Solid-State-Diffusion Bonding for Wafer-Level Fine-Pitch Cu/Sn/Cu Interconnect in 3-D Integration

摘要

Low-temperature Cu/Sn/Cu solid-state-diffusion (SSD) bonding has been investigated in this paper. Twenty-micrometer fine-pitch bumps with daisy-chain and Kelvin structures were fabricated by high-efficiency and low-cost electroplating process. Before bonding, the bump surface was treated with Ar(5% H2) plasma. Wafer-level bonding was performed with a pressure of 6.7 MPa at 200 °C for 60 min. Microstructure of the as-bonded interface consisted of five layers, i.e., Cu/Cu3Sn/Cu6Sn5/Cu3Sn/Cu, no Sn overflow was observed, and pure Sn was completely consumed during bonding process.
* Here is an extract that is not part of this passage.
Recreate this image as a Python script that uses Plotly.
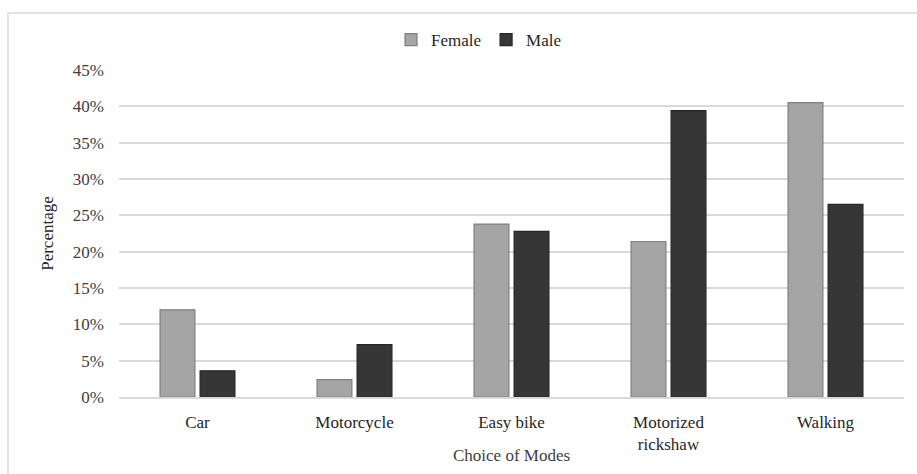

After annealing at 200 °C for 60 min under N2 atmosphere, Cu6Sn5 was exhausted, and the average shear strength increased to 11.4 MPa. The resistance measurements were approximate to the theoretical estimation. The bonded performance had no significant change after thermal cycling test. The bonding interface exhibited an expected antielectromigration capability. It is concluded that Cu/Sn/Cu SSD bonding would be one of the potential technologies for 3-D integration.